Problem
Pipelines fail with the following error in the log:
io.grpc.StatusRuntimeException: INVALID_ARGUMENT: Insufficient 'DISKS_TOTAL_GB' quota. Requested 3000.0, available 2048.0
This error means that the Dataproc cluster provisioned by your pipeline would cause it to exceed the GCE quota for compute disks. Since the Dataproc cluster cannot be provisioned, the pipeline fails.
Solution(s)
There are two ways to resolve this issue: raise your project quota, or configure Dataproc disk sizes.
Raise your project quota
This quota that must be raised for this error is Persistent disk standard (GB)

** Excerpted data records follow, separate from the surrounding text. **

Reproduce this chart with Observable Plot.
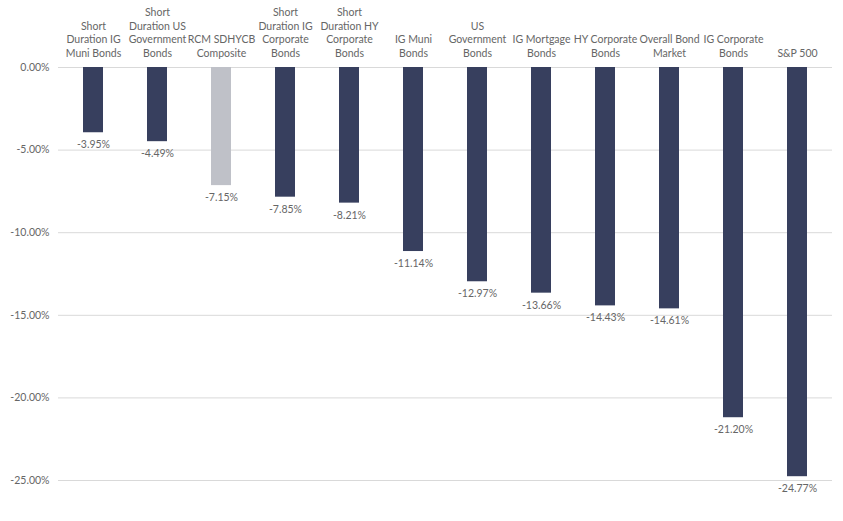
<!DOCTYPE html>
<html><head><meta charset="utf-8">
<script src="https://cdn.jsdelivr.net/npm/d3@7"></script>
<script src="https://cdn.jsdelivr.net/npm/@observablehq/plot@0.6"></script>
<style>body{margin:0;background:#fff;} #chart{width:843px;height:521px;}</style>
</head><body><div id="chart"></div>
<script>
const categories = ["Short\nDuration IG\nMuni Bonds","Short\nDuration US\nGovernment\nBonds","RCM SDHYCB\nComposite","Short\nDuration IG\nCorporate\nBonds","Short\nDuration HY\nCorporate\nBonds","IG Muni\nBonds","US\nGovernment\nBonds","IG Mortgage\nBonds","HY Corporate\nBonds","Overall Bond\nMarket","IG Corporate\nBonds","S&P 500"];
const values = [-3.95,-4.49,-7.15,-7.85,-8.21,-11.14,-12.97,-13.66,-14.43,-14.61,-21.20,-24.77];
const highlight = [false,false,true,false,false,false,false,false,false,false,false,false];
const yTicks = [0,-5,-10,-15,-20,-25];

const data = categories.map((c,i)=>({cat:c, value:values[i], hl:highlight[i]}));
const grey = "#666666";
const chart = Plot.plot({
  width:843, height:521,
  marginTop:67, marginBottom:41, marginLeft:58, marginRight:11,
  style:{fontFamily:"Lato, sans-serif", fontSize:"10.5px", color:grey, background:"#fff"},
  x:{domain:categories, paddingInner:0.69, paddingOuter:0.345, axis:null},
  y:{domain:[-25,0], ticks:yTicks, tickFormat:d=>d.toFixed(2)+"%", tickSize:0, tickPadding:9, label:null},
  marks:[
    Plot.ruleY(yTicks,{stroke:"#d9d9d9", strokeWidth:1}),
    Plot.barY(data,{x:"cat", y:"value", fill:d=>d.hl?"#bfc1c8":"#373f5e"}),
    Plot.text(data,{x:"cat", y:"value", text:d=>d.value.toFixed(2)+"%", lineAnchor:"top", dy:8, fill:grey, fontSize:10.5}),
    Plot.text(data,{x:"cat", y:0, text:"cat", lineAnchor:"bottom", dy:-11, lineHeight:1.28, fill:grey, fontSize:10.5})
  ]
});
document.getElementById("chart").appendChild(chart);
</script></body></html>
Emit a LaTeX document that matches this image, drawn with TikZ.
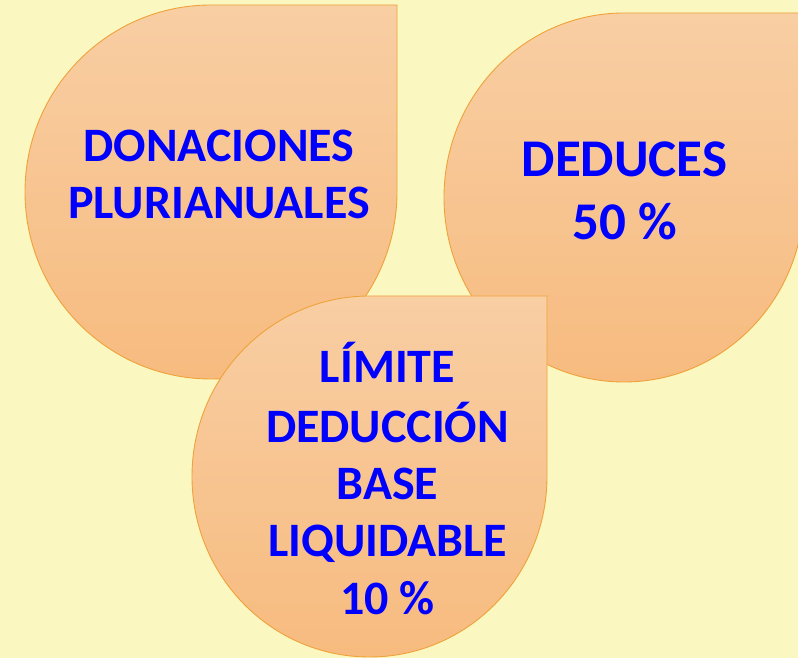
\documentclass[tikz,border=0pt]{standalone}
\usepackage{fontspec}
\setmainfont{Carlito}
\definecolor{bgc}{RGB}{250,247,193}
\definecolor{droptop}{RGB}{248,206,163}
\definecolor{dropbot}{RGB}{247,187,127}
\definecolor{dropline}{RGB}{240,162,58}
\definecolor{txtblue}{RGB}{0,0,255}
\begin{document}
\begin{tikzpicture}[x=1pt,y=1pt,
  drop/.style={draw=dropline,line width=0.9pt,top color=droptop,bottom color=dropbot},
  lbl/.style={anchor=base,inner sep=0pt,text=txtblue,font=\bfseries\fontsize{48}{58}\selectfont},
  lblbig/.style={lbl,font=\bfseries\fontsize{53}{64}\selectfont}]
\useasboundingbox (0,0) rectangle (798,658);
\clip (0,0) rectangle (798,658);
\fill[bgc] (0,0) rectangle (798,658);
% shape 1
\path[drop] (211,653) -- (397,653) -- (397,466)
  arc[start angle=0,end angle=-270,x radius=186,y radius=187] -- cycle;
% shape 2
\path[drop] (624,645) -- (804,645) -- (804,460.5)
  arc[start angle=0,end angle=-270,x radius=180,y radius=184.5] -- cycle;
% shape 3
\path[drop] (369.5,362) -- (547,362) -- (547,181.5)
  arc[start angle=0,end angle=-270,x radius=177.5,y radius=180.5] -- cycle;
% texts
\node[lbl] (t1a) at (219,496) {DONACIONES};
\node[lbl] (t1b) at (219,439) {PLURIANUALES};
\node[lblbig] (t2a) at (624.5,481) {DEDUCES};
\node[lblbig] (t2b) at (624.5,418) {50 \%};
\node[lbl] (t3a) at (387.5,275) {LÍMITE};
\node[lbl] (t3b) at (387.5,215) {DEDUCCIÓN};
\node[lbl] (t3c) at (387.5,158) {BASE};
\node[lbl] (t3d) at (387.5,101) {LIQUIDABLE};
\node[lbl] (t3e) at (387.5,43) {10 \%};
\end{tikzpicture}
\end{document}
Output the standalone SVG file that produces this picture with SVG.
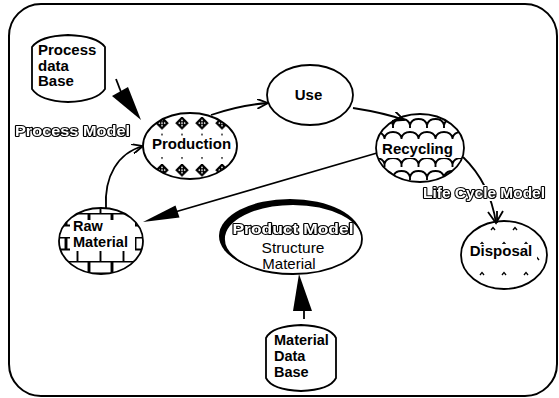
<svg xmlns="http://www.w3.org/2000/svg" width="559" height="398" viewBox="0 0 559 398">
<style>
.frame{fill:#fff;stroke:#000;stroke-width:2}
.node{stroke:#000;stroke-width:1.8}
.lbl{font-family:"Liberation Sans",Arial,sans-serif;font-weight:bold;font-size:15px;fill:#000}
.sm{font-size:14.5px}
.reg{font-family:"Liberation Sans",Arial,sans-serif;font-size:15.5px;fill:#000}
.outl{font-family:"Liberation Sans",Arial,sans-serif;font-weight:bold;font-size:15px;fill:#fff;stroke:#000;stroke-width:2.2;paint-order:stroke;stroke-linejoin:round}
.conn{fill:none;stroke:#000;stroke-width:1.8}
.pat{fill:none;stroke:#000;stroke-width:1.9}
</style>
<defs>
<filter id="gray" x="-5%" y="-20%" width="110%" height="140%"><feColorMatrix type="saturate" values="0"/></filter>
<pattern id="diam" patternUnits="userSpaceOnUse" x="152" y="117" width="20" height="23.5">
<g transform="translate(10,6) rotate(45)">
<rect x="-4.8" y="-4.8" width="9.6" height="9.6" fill="#000"/>
<rect x="-2.6" y="-2.6" width="1.4" height="1.4" fill="#fff"/>
<rect x="1.2" y="-2.6" width="1.4" height="1.4" fill="#fff"/>
<rect x="-0.7" y="-0.7" width="1.4" height="1.4" fill="#fff"/>
<rect x="-2.6" y="1.2" width="1.4" height="1.4" fill="#fff"/>
<rect x="1.2" y="1.2" width="1.4" height="1.4" fill="#fff"/>
</g>
<circle cx="10" cy="17.5" r="0.9" fill="#000"/>
</pattern>
<pattern id="scales" patternUnits="userSpaceOnUse" x="376" y="112" width="17" height="26">
<path class="pat" d="M0,13 C2,5 15,5 17,13 M0,13 V16 M17,13 V16 M-8.5,26 C-6.5,18 6.5,18 8.5,26 M8.5,26 C10.5,18 23.5,18 25.5,26 M8.5,0 V3"/>
</pattern>
<pattern id="brick" patternUnits="userSpaceOnUse" x="66" y="213" width="23" height="24">
<path class="pat" d="M0,0.5 H23 M0,12.5 H23 M0.5,0 V12 M22.5,0 V12 M11.5,12 V24"/>
</pattern>
<pattern id="caret" patternUnits="userSpaceOnUse" x="460" y="220" width="22" height="30">
<path fill="none" stroke="#000" stroke-width="1.4" d="M9,10 L11,7.5 L13,10 M-2,25 L0,22.5 L2,25 M20,25 L22,22.5 L24,25"/>
</pattern>
<clipPath id="cProd"><ellipse cx="190" cy="146" rx="47" ry="33"/></clipPath>
<clipPath id="cRec"><ellipse cx="420" cy="148" rx="44" ry="34"/></clipPath>
<clipPath id="cRaw"><ellipse cx="101" cy="241" rx="42" ry="33"/></clipPath>
<marker id="open" viewBox="0 0 12 10" refX="11" refY="5" markerWidth="12" markerHeight="10" markerUnits="userSpaceOnUse" orient="auto">
<path d="M0,0 L11,5 L0,10" fill="none" stroke="#000" stroke-width="1.8"/>
</marker>
</defs>

<rect class="frame" x="9" y="4" width="548" height="392" rx="32" ry="32"/>

<g id="connectors">
<path class="conn" d="M211,115 Q240,105 268,103" marker-end="url(#open)"/>
<path class="conn" d="M353,108 Q385,113 404,120" marker-end="url(#open)"/>
<path class="conn" d="M106,208 C104,176 118,153 143,146" marker-end="url(#open)"/>
<path class="conn" d="M463,157 Q490,183 496,223"/>
<path class="conn" d="M488,212 L496,223 L503,211 M497,211 V223"/>
<line class="conn" x1="377" y1="153" x2="175" y2="212"/>
<polygon points="143,222 175.5,205.5 179.5,217.5" fill="#000"/>
<line class="conn" x1="116" y1="79" x2="121" y2="92"/>
<polygon points="141,120 112,96 128,87" fill="#000"/>
<polygon points="299,274 293,311 312,311" fill="#000"/>
<line class="conn" x1="304" y1="310" x2="304" y2="319"/>
</g>

<g id="process-db">
<path class="node" fill="#fff" d="M32,47 Q40,36 68,35 Q97,36 105,47 L105,89 Q97,101 68,102 Q40,101 32,89 Z"/>
<text class="lbl" x="38" y="55">Process</text>
<text class="lbl" x="38" y="70.5">data</text>
<text class="lbl" x="38" y="86">Base</text>
</g>

<g id="process-model-label">
<text class="outl" filter="url(#gray)" x="15" y="136" textLength="115" lengthAdjust="spacingAndGlyphs">Process Model</text>
</g>

<g id="production">
<ellipse cx="190" cy="146" rx="47" ry="33" fill="url(#diam)"/>
<rect x="140" y="136" width="102" height="18" fill="#fff" clip-path="url(#cProd)"/>
<ellipse class="node" cx="190" cy="146" rx="47" ry="33" fill="none"/>
<text class="lbl" x="191.5" y="149" text-anchor="middle">Production</text>
</g>

<g id="use">
<ellipse class="node" cx="310" cy="95" rx="43" ry="30" fill="#fff"/>
<text class="lbl" x="308.5" y="100" text-anchor="middle">Use</text>
</g>

<g id="recycling">
<ellipse cx="420" cy="148" rx="44" ry="34" fill="url(#scales)"/>
<rect x="374" y="139" width="92" height="19" fill="#fff" clip-path="url(#cRec)"/>
<ellipse class="node" cx="420" cy="148" rx="44" ry="34" fill="none"/>
<text class="lbl" x="417.5" y="154" text-anchor="middle">Recycling</text>
</g>

<g id="life-cycle-model-label">
<rect x="421" y="185" width="126" height="16" fill="#fff"/>
<text class="outl" filter="url(#gray)" x="423" y="198" textLength="122" lengthAdjust="spacingAndGlyphs">Life Cycle Model</text>
</g>

<g id="raw-material">
<ellipse cx="101" cy="241" rx="42" ry="33" fill="url(#brick)"/>
<rect x="70" y="220" width="65" height="31" fill="#fff" clip-path="url(#cRaw)"/>
<ellipse class="node" cx="101" cy="241" rx="42" ry="33" fill="none"/>
<text class="lbl sm" x="73" y="231">Raw</text>
<text class="lbl sm" x="73" y="247" textLength="55" lengthAdjust="spacingAndGlyphs">Material</text>
</g>

<g id="product-model">
<ellipse cx="290" cy="236" rx="71" ry="37" fill="#000"/>
<ellipse class="node" cx="293" cy="239" rx="69" ry="35" fill="#fff" stroke-width="1.5"/>
<text class="outl" filter="url(#gray)" x="293" y="234" text-anchor="middle" textLength="121" lengthAdjust="spacingAndGlyphs">Product Model</text>
<text class="reg" x="293" y="253" text-anchor="middle">Structure</text>
<text class="reg" x="289" y="269" text-anchor="middle" style="font-size:15px">Material</text>
</g>

<g id="disposal">
<ellipse cx="504" cy="255" rx="43" ry="34" fill="url(#caret)"/>
<rect x="467" y="244" width="70" height="17" fill="#fff"/>
<ellipse class="node" cx="504" cy="255" rx="43" ry="34" fill="none"/>
<text class="lbl" x="501" y="256" text-anchor="middle">Disposal</text>
</g>

<g id="material-db">
<path class="node" fill="#fff" d="M266,338 Q272,326 301,325 Q330,326 336,338 L336,378 Q330,390 301,391 Q272,390 266,378 Z"/>
<text class="lbl sm" x="274" y="345">Material</text>
<text class="lbl sm" x="274" y="361">Data</text>
<text class="lbl sm" x="274" y="377">Base</text>
</g>
</svg>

. There are both project wide and regional quotas. You can see that documentation here for more information as well as steps on how to raise it: https://cloud.google.com/compute/quotas
Configure Dataproc disk sizes
The size of the Dataproc cluster can be configured through the use of cluster properties in order to keep it under quota. The defaults can be overridden by adding runtime arguments to the pipeline as described in Setting custom Dataproc cluster properties.
In this case, the relevant properties are:
system.profile.properties.masterDiskGB
system.profile.properties.workerDiskGB
Set these to a low enough value (in Gb) so that the resultant dataproc cluster remains under quota.